**Supplied data**:
# # # # #

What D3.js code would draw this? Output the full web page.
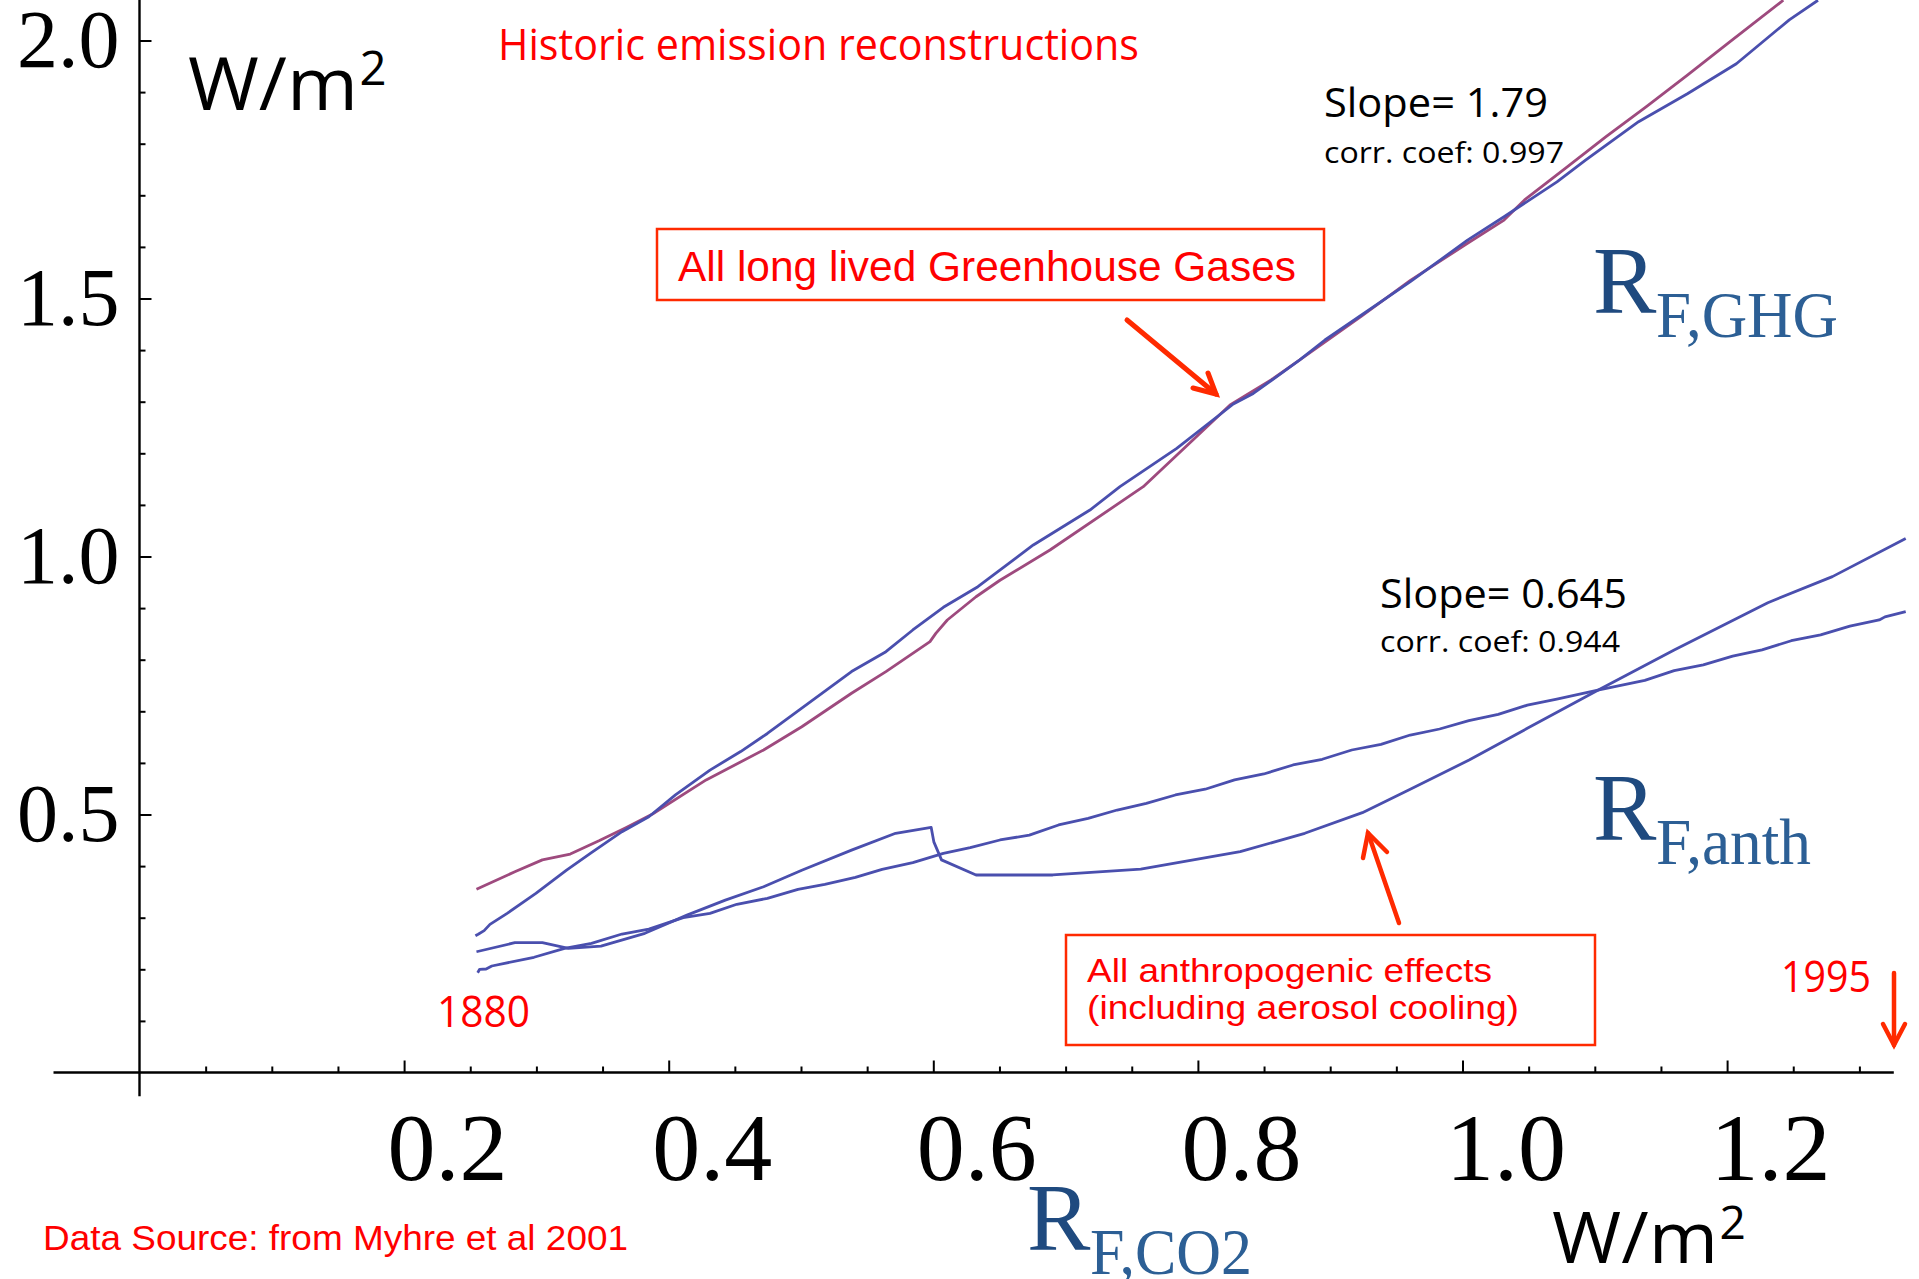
<!DOCTYPE html>
<html>
<head>
<meta charset="utf-8">
<script src="https://cdn.jsdelivr.net/npm/d3@7"></script>
<style>
  html, body { margin: 0; padding: 0; background: #fff; }
  svg { display: block; }
</style>
</head>
<body>
<svg id="chart" width="1919" height="1279"></svg>
<script>
// Radiative forcing of greenhouse gases / all anthropogenic effects
// plotted against CO2 forcing (W/m²), 1880–1995.

// x-axis ticks (CO2 forcing, W/m²)
const xMajorTicks = [0.2, 0.4, 0.6, 0.8, 1.0, 1.2];
const xMinorTicks = [0.05, 0.1, 0.15, 0.25, 0.3, 0.35, 0.45, 0.5, 0.55, 0.65, 0.7, 0.75,
                     0.85, 0.9, 0.95, 1.05, 1.1, 1.15, 1.25, 1.3];
// y-axis ticks (W/m²)
const yMajorTicks = [0.5, 1.0, 1.5, 2.0];
const yMinorTicks = [0.1, 0.2, 0.3, 0.4, 0.6, 0.7, 0.8, 0.9, 1.1, 1.2, 1.3, 1.4,
                     1.6, 1.7, 1.8, 1.9];

// All long-lived greenhouse gases, first reconstruction  [RF_CO2, RF_GHG]
const ghgSeries = [
  [0.2539,0.265],[0.256,0.268],[0.2605,0.275],[0.2649,0.287],[0.2779,0.3085],[0.2996,0.347],
  [0.3228,0.392],[0.3416,0.426],[0.3647,0.4667],[0.385,0.4957],[0.4051,0.538],[0.4312,0.586],
  [0.4544,0.622],[0.4746,0.657],[0.5006,0.706],[0.5382,0.777],[0.5642,0.8155],[0.5845,0.8576],
  [0.6076,0.9015],[0.6337,0.9415],[0.6756,1.0223],[0.7184,1.090],[0.7411,1.1353],[0.784,1.2096],
  [0.8268,1.2955],[0.8419,1.316],[0.877,1.381],[0.896,1.4196],[0.9237,1.468],[0.9606,1.5326],
  [1.0038,1.613],[1.0314,1.6585],[1.0714,1.726],[1.093,1.768],[1.1331,1.8426],[1.170,1.8967],
  [1.207,1.955],[1.247,2.04],[1.2687,2.078]
];
// All long-lived greenhouse gases, second reconstruction
const ghgAltSeries = [
  [0.2547,0.355],[0.2837,0.389],[0.3045,0.412],[0.3256,0.4234],[0.3473,0.449],[0.3676,0.4744],
  [0.3878,0.501],[0.4283,0.567],[0.4717,0.625],[0.5006,0.670],[0.5382,0.735],[0.5642,0.777],
  [0.5975,0.835],[0.6019,0.851],[0.6106,0.877],[0.6323,0.922],[0.6504,0.954],[0.6882,1.0126],
  [0.7587,1.1353],[0.8243,1.2936],[0.857,1.345],[0.877,1.381],[0.9237,1.466],[0.9606,1.535],
  [1.0038,1.607],[1.0314,1.652],[1.0469,1.691],[1.0777,1.752],[1.1085,1.8136],[1.139,1.872],
  [1.170,1.933],[1.2008,1.995],[1.2425,2.078]
];
// All anthropogenic effects (including aerosol cooling), first reconstruction
const anthSeriesA = [
  [0.2547,0.234],[0.2837,0.2516],[0.3045,0.2516],[0.3242,0.2407],[0.3488,0.245],[0.382,0.2697],
  [0.4138,0.305],[0.4428,0.334],[0.4717,0.360],[0.5006,0.392],[0.5382,0.431],[0.5715,0.4636],
  [0.5984,0.475],[0.6004,0.447],[0.6062,0.412],[0.6323,0.3828],[0.6903,0.3828],[0.7568,0.394],
  [0.832,0.428],[0.8808,0.4636],[0.9243,0.5036],[0.9605,0.5488],[1.005,0.6056],[1.049,0.667],
  [1.1023,0.741],[1.16,0.819],[1.2308,0.9105],[1.2796,0.961],[1.335,1.035]
];
// All anthropogenic effects, second reconstruction
const anthSeriesB = [
  [0.2556,0.1934],[0.2571,0.200],[0.262,0.2006],[0.2663,0.2064],[0.2982,0.2233],[0.3213,0.2407],
  [0.3416,0.2504],[0.3647,0.2684],[0.385,0.278],[0.411,0.300],[0.4312,0.3085],[0.4515,0.326],
  [0.4746,0.3376],[0.4977,0.355],[0.518,0.3647],[0.5411,0.378],[0.5613,0.3938],[0.5845,0.4066],
  [0.6076,0.4248],[0.6279,0.4357],[0.6504,0.4506],[0.6726,0.460],[0.6947,0.4797],[0.717,0.4926],
  [0.739,0.5087],[0.761,0.5217],[0.783,0.5378],[0.8055,0.549],[0.8277,0.567],[0.8498,0.5785],
  [0.8719,0.596],[0.894,0.607],[0.9163,0.625],[0.9384,0.636],[0.9605,0.654],[0.9827,0.6657],
  [1.0048,0.6818],[1.027,0.694],[1.049,0.712],[1.0713,0.7236],[1.1023,0.741],[1.1378,0.760],
  [1.16,0.7788],[1.182,0.790],[1.2042,0.807],[1.2264,0.819],[1.2485,0.8368],[1.2707,0.848],
  [1.2928,0.865],[1.315,0.877],[1.3193,0.883],[1.335,0.893]
];

const svg = d3.select("#chart");
svg.append("rect").attr("width", 1919).attr("height", 1279).attr("fill", "#fff");

const x = d3.scaleLinear().domain([0, 1.2]).range([139.5, 1727.1]);
const y = d3.scaleLinear().domain([0, 2]).range([1072.5, 40.5]);

const RED = "#ff0000";
const ARROW_RED = "#ff2a00";
const BLUE_LINE = "#4a4fae";
const PURPLE_LINE = "#9e4a7e";
const SANS = "'Open Sans', 'Noto Sans', sans-serif";
const SERIF = "'Liberation Serif', 'Times New Roman', serif";
const ARIAL = "'Liberation Sans', Arial, sans-serif";

// ---- axes ----
const axisColor = "#000";
// x axis
const gx = svg.append("g").attr("transform", `translate(0,${y(0)})`);
gx.append("g").call(d3.axisBottom(x).tickValues(xMinorTicks).tickSize(-6).tickFormat(""))
  .call(g => g.select(".domain").remove());
const gxMajor = gx.append("g")
  .call(d3.axisBottom(x).tickValues(xMajorTicks).tickSize(-12).tickPadding(39)
        .tickFormat(d3.format(".1f")))
  .call(g => g.select(".domain").remove());
gxMajor.selectAll("text")
  .attr("x", 43)
  .attr("font-family", SERIF).attr("font-size", 96).attr("fill", "#000");
gx.selectAll("line").attr("stroke", axisColor).attr("stroke-width", 2);
gx.append("line")
  .attr("x1", x(-0.065)).attr("x2", x(1.326))
  .attr("stroke", axisColor).attr("stroke-width", 2.4);

// y axis
const gy = svg.append("g").attr("transform", `translate(${x(0)},0)`);
gy.append("g").call(d3.axisLeft(y).tickValues(yMinorTicks).tickSize(-6).tickFormat(""))
  .call(g => g.select(".domain").remove());
const gyMajor = gy.append("g")
  .call(d3.axisLeft(y).tickValues(yMajorTicks).tickSize(-12).tickPadding(20)
        .tickFormat(d3.format(".1f")))
  .call(g => g.select(".domain").remove());
gyMajor.selectAll("text")
  .attr("font-family", SERIF).attr("font-size", 82).attr("fill", "#000");
gy.selectAll("line").attr("stroke", axisColor).attr("stroke-width", 2);
gy.append("line")
  .attr("y1", y(2.1)).attr("y2", y(-0.046))
  .attr("stroke", axisColor).attr("stroke-width", 2.4);

// ---- data lines ----
svg.append("clipPath").attr("id", "plotClip")
  .append("rect").attr("x", x(0)).attr("y", 0)
  .attr("width", 1919 - x(0)).attr("height", y(0));

const line = d3.line().x(d => x(d[0])).y(d => y(d[1]));
const lines = svg.append("g").attr("clip-path", "url(#plotClip)")
  .attr("fill", "none").attr("stroke-width", 2.8)
  .attr("stroke-linejoin", "round").attr("stroke-linecap", "butt");
lines.append("path").datum(ghgAltSeries).attr("d", line).attr("stroke", PURPLE_LINE);
lines.append("path").datum(ghgSeries).attr("d", line).attr("stroke", BLUE_LINE);
lines.append("path").datum(anthSeriesB).attr("d", line).attr("stroke", BLUE_LINE);
lines.append("path").datum(anthSeriesA).attr("d", line).attr("stroke", BLUE_LINE);

// ---- text helpers ----
function label(txt, xPos, yPos, opts) {
  const t = svg.append("text")
    .attr("x", xPos).attr("y", yPos)
    .attr("font-family", opts.family || SANS)
    .attr("font-size", opts.size)
    .attr("fill", opts.fill || "#000")
    .text(txt);
  if (opts.width) t.attr("textLength", opts.width).attr("lengthAdjust", "spacingAndGlyphs");
  return t;
}

function unitLabel(xPos, yPos, size, width) {
  const t = svg.append("text")
    .attr("x", xPos).attr("y", yPos)
    .attr("font-family", SANS).attr("font-size", size).attr("fill", "#000");
  t.append("tspan").text("W/m").attr("textLength", width).attr("lengthAdjust", "spacingAndGlyphs");
  t.append("tspan").text("2").attr("font-size", size * 0.64)
    .attr("dx", size * 0.02).attr("dy", -size * 0.34);
}

function forcingLabel(sub, xPos, yPos, subWidth) {
  label("R", xPos, yPos, { family: SERIF, size: 95, fill: "#1f4a7f" });
  label(sub, xPos + 63, yPos + 24, { family: SERIF, size: 65, fill: "#2c5f95", width: subWidth });
}

function arrow(from, to, barbA, barbB, width) {
  const g = svg.append("g").attr("stroke", ARROW_RED).attr("stroke-width", width)
    .attr("fill", "none").attr("stroke-linecap", "round").attr("stroke-linejoin", "miter");
  g.append("line").attr("x1", from[0]).attr("y1", from[1]).attr("x2", to[0]).attr("y2", to[1]);
  g.append("polyline").attr("points", [barbA, to, barbB].map(p => p.join(",")).join(" "));
}

// ---- annotations ----
unitLabel(188, 110, 74, 170);
unitLabel(1552, 1263, 72, 166);

label("Historic emission reconstructions", 498, 60, { size: 43, fill: RED, width: 641 });

svg.append("rect").attr("x", 657).attr("y", 229).attr("width", 667).attr("height", 71)
  .attr("fill", "none").attr("stroke", ARROW_RED).attr("stroke-width", 2.5);
label("All long lived Greenhouse Gases", 678, 281, { family: ARIAL, size: 43, fill: RED, width: 618 });
arrow([1127, 320], [1216, 394], [1193, 388], [1208, 373], 5);

label("Slope= 1.79", 1324, 117, { size: 40, width: 224 });
label("corr. coef: 0.997", 1324, 163, { size: 29, width: 240 });
forcingLabel("F,GHG", 1593, 313, 182);

label("Slope= 0.645", 1380, 608, { size: 40, width: 247 });
label("corr. coef: 0.944", 1380, 652, { size: 29, width: 240 });
forcingLabel("F,anth", 1593, 840, 155);

svg.append("rect").attr("x", 1066).attr("y", 935).attr("width", 529).attr("height", 110)
  .attr("fill", "none").attr("stroke", ARROW_RED).attr("stroke-width", 2.5);
label("All anthropogenic effects", 1087, 982, { family: ARIAL, size: 33, fill: RED, width: 405 });
label("(including aerosol cooling)", 1087, 1019, { family: ARIAL, size: 33, fill: RED, width: 432 });
arrow([1399, 923], [1368, 833], [1363, 858], [1387, 852], 4.5);

label("1995", 1781, 992, { size: 43, fill: RED, width: 90 });
arrow([1894, 973], [1894, 1045], [1883, 1024], [1905, 1024], 4.5);

label("1880", 437, 1027, { size: 43, fill: RED, width: 93 });

label("Data Source: from Myhre et al 2001", 43, 1250, { family: ARIAL, size: 35, fill: RED, width: 585 });
forcingLabel("F,CO2", 1027, 1250, 162);
</script>
</body>
</html>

# # # # #

Leave the pictures out and please restate exactly the lines running from the start of the material through the one with "forcing (W/m²), 1880–1995.".

What D3.js code would draw this? Output the full web page.
<!DOCTYPE html>
<html>
<head>
<meta charset="utf-8">
<script src="https://cdn.jsdelivr.net/npm/d3@7"></script>
<style>
  html, body { margin: 0; padding: 0; background: #fff; }
  svg { display: block; }
</style>
</head>
<body>
<svg id="chart" width="1919" height="1279"></svg>
<script>
// Radiative forcing of greenhouse gases / all anthropogenic effects
// plotted against CO2 forcing (W/m²), 1880–1995.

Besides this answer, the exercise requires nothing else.